* [Given problem]:
Find and copy lines holding "this".

* [Data entries]:
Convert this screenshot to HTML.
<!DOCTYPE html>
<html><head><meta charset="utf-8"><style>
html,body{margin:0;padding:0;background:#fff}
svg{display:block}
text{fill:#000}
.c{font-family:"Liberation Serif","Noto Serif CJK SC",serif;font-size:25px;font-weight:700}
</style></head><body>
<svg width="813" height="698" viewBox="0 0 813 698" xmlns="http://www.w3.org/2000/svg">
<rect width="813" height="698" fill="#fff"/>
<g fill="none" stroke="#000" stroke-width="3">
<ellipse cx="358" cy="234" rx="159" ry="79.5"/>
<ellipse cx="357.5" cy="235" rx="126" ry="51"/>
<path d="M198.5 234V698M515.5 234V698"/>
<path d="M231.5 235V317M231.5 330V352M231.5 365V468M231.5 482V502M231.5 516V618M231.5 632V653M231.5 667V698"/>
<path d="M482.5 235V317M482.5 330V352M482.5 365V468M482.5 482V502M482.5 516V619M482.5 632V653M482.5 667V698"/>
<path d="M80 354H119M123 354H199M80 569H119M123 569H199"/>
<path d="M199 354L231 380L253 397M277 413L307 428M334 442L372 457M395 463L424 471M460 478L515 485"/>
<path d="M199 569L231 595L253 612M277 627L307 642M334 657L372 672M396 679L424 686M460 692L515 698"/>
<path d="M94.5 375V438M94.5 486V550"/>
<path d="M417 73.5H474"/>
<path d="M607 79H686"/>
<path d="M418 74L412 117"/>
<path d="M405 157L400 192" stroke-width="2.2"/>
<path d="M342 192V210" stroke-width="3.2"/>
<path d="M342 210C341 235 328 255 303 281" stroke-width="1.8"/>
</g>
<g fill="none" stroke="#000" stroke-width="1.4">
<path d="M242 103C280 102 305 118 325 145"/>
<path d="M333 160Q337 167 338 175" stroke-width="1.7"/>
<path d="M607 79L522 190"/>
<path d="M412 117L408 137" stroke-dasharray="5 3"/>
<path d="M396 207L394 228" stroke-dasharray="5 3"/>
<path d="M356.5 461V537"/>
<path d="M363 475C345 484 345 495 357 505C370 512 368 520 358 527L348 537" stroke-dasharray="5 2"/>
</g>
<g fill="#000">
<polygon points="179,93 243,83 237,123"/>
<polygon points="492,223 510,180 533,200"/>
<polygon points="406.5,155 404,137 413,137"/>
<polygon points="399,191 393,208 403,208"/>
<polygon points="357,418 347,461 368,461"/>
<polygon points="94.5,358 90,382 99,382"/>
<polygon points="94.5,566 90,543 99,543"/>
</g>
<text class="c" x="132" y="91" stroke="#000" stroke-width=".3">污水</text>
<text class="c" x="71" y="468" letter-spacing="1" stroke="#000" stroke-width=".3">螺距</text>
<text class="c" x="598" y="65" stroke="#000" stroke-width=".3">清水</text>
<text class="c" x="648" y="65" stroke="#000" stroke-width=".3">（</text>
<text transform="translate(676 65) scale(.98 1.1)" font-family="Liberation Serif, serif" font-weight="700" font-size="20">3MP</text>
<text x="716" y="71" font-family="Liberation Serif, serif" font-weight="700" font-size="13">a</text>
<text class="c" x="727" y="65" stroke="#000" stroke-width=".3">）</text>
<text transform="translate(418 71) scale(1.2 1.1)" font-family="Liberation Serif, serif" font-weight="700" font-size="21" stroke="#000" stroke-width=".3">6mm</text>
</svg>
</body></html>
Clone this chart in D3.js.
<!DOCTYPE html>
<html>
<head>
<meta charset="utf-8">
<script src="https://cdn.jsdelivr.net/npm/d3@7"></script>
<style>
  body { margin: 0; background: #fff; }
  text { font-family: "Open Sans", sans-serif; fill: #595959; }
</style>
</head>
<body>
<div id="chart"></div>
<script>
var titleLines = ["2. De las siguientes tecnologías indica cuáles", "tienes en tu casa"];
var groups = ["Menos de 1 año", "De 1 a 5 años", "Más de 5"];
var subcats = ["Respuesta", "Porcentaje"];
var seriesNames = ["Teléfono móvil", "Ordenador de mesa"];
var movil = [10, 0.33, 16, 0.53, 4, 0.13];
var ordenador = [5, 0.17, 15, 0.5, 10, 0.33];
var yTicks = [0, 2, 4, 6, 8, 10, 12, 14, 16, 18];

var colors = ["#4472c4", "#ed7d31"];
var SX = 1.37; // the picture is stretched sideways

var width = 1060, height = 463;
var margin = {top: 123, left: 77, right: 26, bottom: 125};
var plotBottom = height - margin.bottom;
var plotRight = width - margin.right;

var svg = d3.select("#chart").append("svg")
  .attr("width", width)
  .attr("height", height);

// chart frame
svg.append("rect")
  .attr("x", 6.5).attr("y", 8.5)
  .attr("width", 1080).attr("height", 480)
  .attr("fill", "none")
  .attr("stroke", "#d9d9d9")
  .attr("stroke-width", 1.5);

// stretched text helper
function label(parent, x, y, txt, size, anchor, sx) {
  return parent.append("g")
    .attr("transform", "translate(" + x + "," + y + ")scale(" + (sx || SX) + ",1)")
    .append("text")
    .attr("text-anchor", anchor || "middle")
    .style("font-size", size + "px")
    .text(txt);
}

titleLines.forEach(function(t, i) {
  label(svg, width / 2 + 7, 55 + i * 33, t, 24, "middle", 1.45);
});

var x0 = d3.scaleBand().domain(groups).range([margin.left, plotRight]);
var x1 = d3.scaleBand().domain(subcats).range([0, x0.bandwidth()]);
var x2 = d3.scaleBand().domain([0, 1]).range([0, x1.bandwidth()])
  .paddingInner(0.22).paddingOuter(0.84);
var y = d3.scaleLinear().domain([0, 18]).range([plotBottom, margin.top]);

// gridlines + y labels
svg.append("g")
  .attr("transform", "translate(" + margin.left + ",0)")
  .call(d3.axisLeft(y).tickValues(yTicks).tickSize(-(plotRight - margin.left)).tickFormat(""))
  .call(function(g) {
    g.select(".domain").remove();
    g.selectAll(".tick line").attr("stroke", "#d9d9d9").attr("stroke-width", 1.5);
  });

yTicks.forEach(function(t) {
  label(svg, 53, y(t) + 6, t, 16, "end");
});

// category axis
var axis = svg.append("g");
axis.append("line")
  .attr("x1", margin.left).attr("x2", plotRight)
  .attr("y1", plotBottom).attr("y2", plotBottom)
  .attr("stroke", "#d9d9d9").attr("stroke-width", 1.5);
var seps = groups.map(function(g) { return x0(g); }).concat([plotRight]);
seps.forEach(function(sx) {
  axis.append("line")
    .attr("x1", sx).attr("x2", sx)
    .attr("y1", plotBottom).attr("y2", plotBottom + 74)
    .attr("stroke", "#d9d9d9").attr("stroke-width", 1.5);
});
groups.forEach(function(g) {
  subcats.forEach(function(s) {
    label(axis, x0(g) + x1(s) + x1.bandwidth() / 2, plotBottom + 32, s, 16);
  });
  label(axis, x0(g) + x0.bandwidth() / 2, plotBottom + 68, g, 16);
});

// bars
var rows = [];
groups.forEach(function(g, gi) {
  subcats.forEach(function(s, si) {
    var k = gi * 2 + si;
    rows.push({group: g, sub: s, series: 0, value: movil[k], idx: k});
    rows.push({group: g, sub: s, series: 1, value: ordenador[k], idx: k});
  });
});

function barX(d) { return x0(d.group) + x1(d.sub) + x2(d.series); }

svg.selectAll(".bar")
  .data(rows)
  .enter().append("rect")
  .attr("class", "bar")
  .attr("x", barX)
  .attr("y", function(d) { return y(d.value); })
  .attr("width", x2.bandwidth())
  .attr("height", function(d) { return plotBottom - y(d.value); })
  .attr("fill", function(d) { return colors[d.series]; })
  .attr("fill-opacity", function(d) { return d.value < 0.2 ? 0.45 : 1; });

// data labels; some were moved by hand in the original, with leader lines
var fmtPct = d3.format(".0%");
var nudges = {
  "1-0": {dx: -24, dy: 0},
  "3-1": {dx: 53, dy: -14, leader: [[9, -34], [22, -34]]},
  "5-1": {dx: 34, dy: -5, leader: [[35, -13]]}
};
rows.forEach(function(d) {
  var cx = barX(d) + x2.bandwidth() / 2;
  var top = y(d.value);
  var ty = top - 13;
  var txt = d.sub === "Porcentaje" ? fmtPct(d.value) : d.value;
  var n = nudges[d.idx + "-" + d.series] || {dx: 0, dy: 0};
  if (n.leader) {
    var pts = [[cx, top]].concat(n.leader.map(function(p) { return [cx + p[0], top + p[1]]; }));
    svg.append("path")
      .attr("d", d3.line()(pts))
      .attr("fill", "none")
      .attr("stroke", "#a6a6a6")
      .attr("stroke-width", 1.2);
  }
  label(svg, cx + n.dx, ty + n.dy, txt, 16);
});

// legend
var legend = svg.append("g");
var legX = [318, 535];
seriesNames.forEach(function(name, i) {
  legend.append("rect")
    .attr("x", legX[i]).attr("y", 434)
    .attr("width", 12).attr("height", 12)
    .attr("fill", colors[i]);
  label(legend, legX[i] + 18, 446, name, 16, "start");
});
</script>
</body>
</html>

* [Task output]:
Convert this screenshot to HTML.
Clone this chart in D3.js.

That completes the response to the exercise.